Increases in processing power spurred progress. Within a year Brandenburg’s algorithm was handling a wide variety of recorded music... But one audio source was proving intractable: what Grill, with his imperfect command of English, called “the lonely voice.” (He meant “lone.”) Human speech could not, in isolation, be psychoacoustically masked. Nor could you use Huffman’s pattern recognition approach—the essence of speech was its dynamic nature, its plosives and sibilants and glottal stops. Brandenburg’s shrinking algorithm could handle symphonies, guitar solos, cannons, even “Oye Mi Canto,” but it still couldn’t handle a newscast. Stuck, Brandenburg isolated samples of “lonely” voices. The first was a recording of a difficult German dialect that had plagued audio engineers for years. The second was a snippet of Suzanne Vega singing the opening bars of “Tom’s Diner,” her 1987 radio hit.
That accusation requires evidence based in psychoacoustics. Just because you can hear it in isolation doesn't mean you can hear it if it is added back to the host audio.
For instance when some quiet sound that is masked by immediately preceding loud sound is removed, of course you can hear that quiet sound in isolation! Your hearing has something like 120 decibel dynamic range, or better.
You can hear differences in the compressed audio. Nobody can claims that there's no degradation in quality. Artifacts are obvious. Much more so at lower bit rates, though. MP3 starts to sound quite good around 192 kbps.
The removal of those components is necessary. It is necessary to the algorithm so that it can achieve compression.

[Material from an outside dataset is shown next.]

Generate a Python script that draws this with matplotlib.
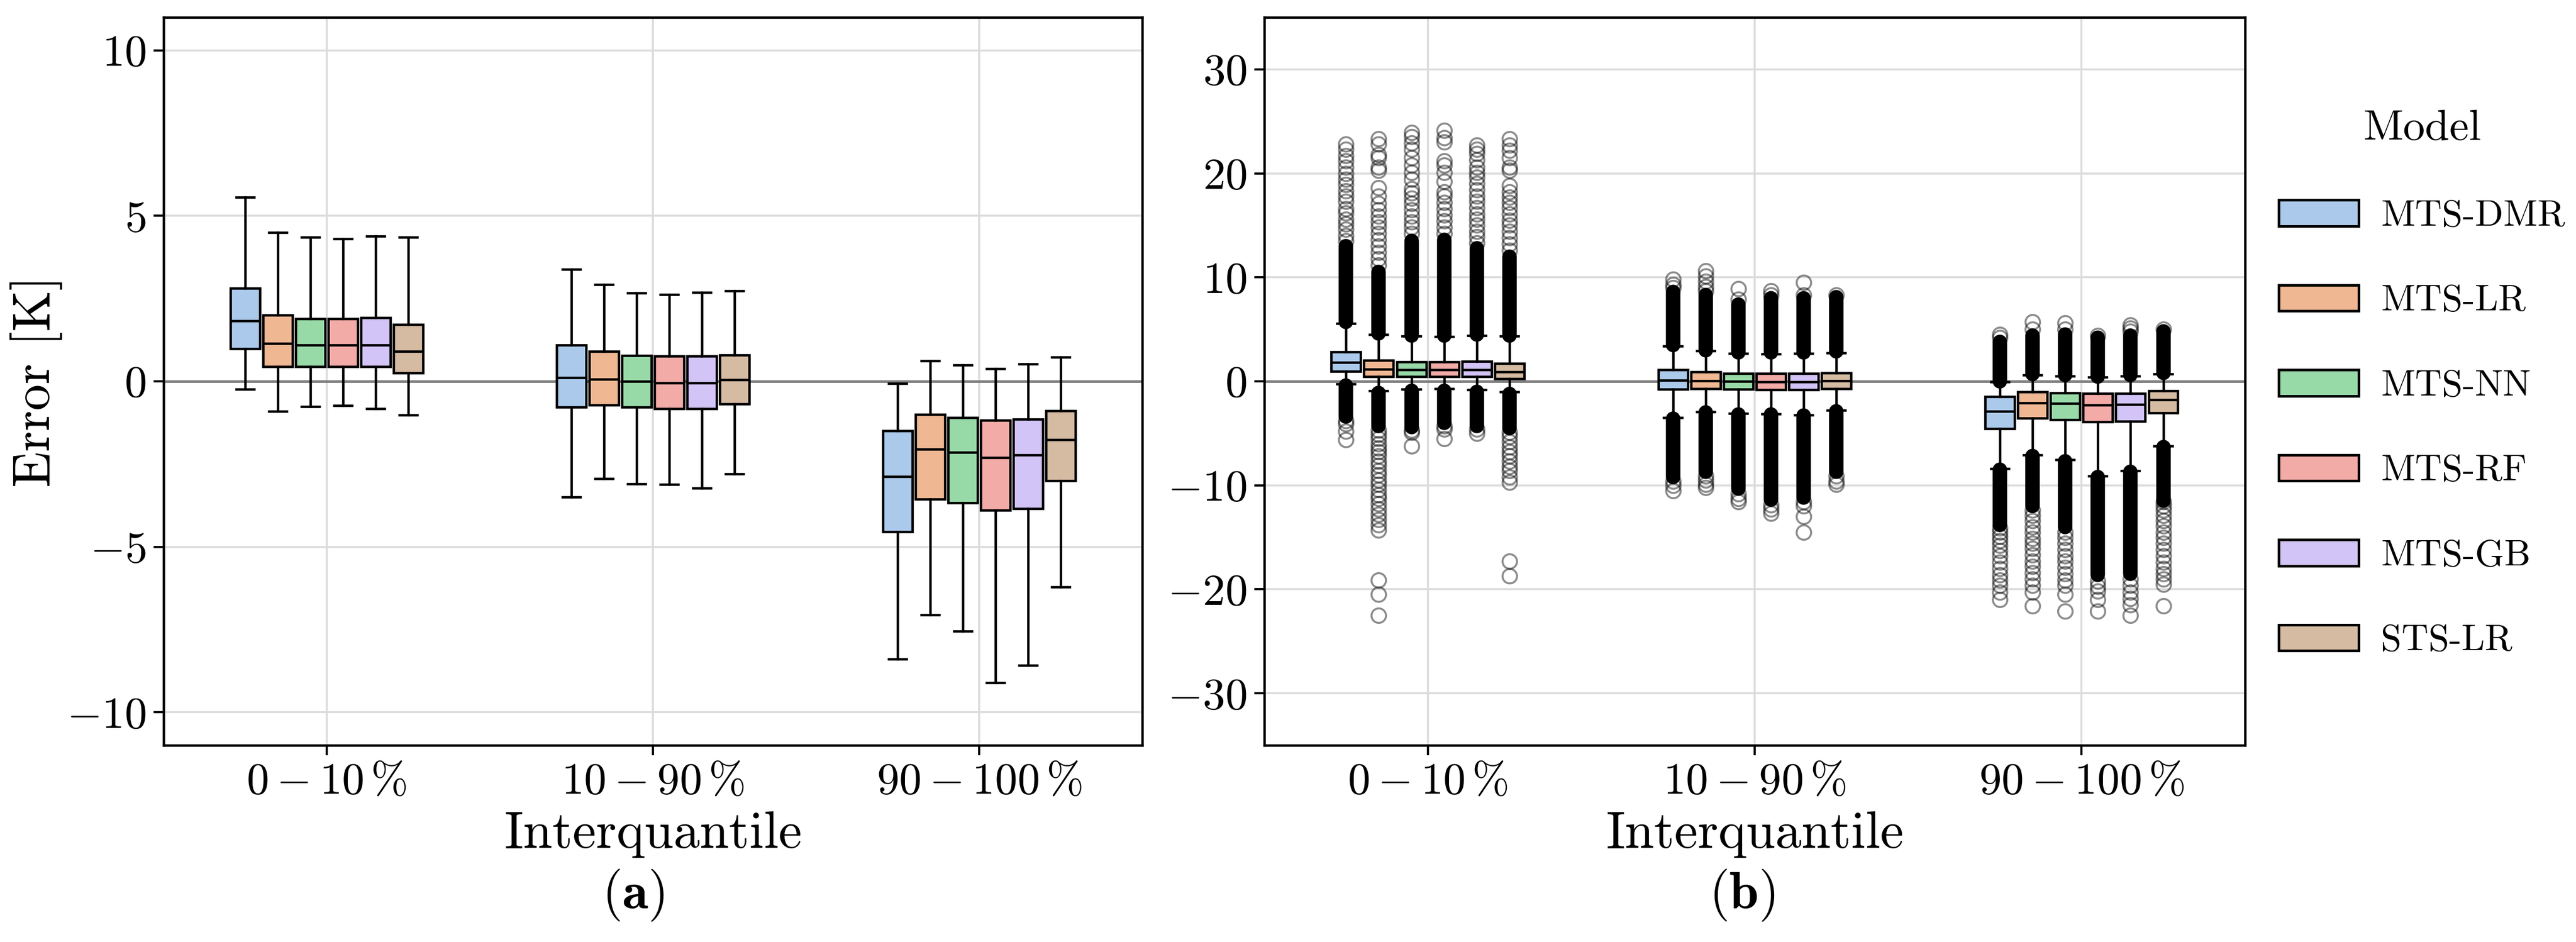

Also there's this issue. If we take a signal and apply some modest EQ to it. Say we boost the bass and treble and cut me a little bit. Or any other EQ profile. If we then level match the two signals and subtract them from the other, there will be a difference: some aspects of the original material will be recognizably heard. For instance the difference between a slightly treble cut signal and the original will be the treble. But the trouble was not completely cut from the original. What you're hearing in the difference is not something that was entirely removed.